──────── MATERIAL SHOWN

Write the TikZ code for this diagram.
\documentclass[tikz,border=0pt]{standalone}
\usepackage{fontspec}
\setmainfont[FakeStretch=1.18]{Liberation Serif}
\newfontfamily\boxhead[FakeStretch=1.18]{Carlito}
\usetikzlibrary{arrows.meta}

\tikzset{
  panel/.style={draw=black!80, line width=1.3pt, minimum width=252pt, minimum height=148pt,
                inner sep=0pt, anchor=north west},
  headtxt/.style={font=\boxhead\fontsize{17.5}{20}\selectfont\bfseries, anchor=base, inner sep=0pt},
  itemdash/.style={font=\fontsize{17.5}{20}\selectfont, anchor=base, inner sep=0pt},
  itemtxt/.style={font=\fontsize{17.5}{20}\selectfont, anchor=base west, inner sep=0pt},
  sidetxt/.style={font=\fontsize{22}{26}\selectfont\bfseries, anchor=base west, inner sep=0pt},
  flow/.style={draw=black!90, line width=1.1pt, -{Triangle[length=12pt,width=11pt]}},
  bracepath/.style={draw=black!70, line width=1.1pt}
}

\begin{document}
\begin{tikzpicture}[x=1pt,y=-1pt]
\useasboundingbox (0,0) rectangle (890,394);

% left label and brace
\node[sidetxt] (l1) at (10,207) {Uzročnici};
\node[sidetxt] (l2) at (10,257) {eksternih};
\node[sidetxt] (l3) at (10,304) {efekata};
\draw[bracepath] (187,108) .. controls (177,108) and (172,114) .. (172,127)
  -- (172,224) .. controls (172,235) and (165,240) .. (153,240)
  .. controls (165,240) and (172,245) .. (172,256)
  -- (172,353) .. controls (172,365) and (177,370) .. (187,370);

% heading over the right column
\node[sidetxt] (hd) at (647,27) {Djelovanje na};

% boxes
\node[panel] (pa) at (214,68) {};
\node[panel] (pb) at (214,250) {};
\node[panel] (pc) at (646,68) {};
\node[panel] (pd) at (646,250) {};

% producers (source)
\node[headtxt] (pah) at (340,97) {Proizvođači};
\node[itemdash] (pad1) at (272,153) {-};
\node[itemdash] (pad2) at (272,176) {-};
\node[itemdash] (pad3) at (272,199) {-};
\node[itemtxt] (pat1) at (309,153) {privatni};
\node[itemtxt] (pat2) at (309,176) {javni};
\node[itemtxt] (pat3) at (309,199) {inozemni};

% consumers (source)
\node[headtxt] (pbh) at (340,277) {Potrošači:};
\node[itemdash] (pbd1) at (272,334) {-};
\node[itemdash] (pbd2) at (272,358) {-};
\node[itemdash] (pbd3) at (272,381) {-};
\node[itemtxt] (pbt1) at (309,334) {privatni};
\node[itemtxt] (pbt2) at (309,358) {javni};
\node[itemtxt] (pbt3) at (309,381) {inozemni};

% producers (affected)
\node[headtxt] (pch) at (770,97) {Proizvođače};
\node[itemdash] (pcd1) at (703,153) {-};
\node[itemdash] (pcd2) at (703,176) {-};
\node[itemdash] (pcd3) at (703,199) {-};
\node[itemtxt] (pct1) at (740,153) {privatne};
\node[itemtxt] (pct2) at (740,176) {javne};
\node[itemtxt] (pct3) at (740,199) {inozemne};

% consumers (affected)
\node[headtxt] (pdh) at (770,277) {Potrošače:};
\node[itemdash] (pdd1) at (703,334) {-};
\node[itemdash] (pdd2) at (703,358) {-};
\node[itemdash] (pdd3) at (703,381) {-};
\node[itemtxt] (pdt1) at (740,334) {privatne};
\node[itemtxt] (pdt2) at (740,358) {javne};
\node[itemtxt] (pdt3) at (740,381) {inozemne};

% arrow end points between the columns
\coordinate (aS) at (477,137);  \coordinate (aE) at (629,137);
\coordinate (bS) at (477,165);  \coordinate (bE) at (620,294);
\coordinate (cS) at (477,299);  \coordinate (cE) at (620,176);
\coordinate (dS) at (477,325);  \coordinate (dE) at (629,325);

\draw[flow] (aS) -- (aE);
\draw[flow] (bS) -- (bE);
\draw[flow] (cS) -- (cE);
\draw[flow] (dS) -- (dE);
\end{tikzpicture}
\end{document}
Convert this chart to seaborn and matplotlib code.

────────────────

### TASK DESCRIPTION
Write out every line of the data that holds the word "this".

### ANSWER FOR THE TASK
Write the TikZ code for this diagram.
Convert this chart to seaborn and matplotlib code.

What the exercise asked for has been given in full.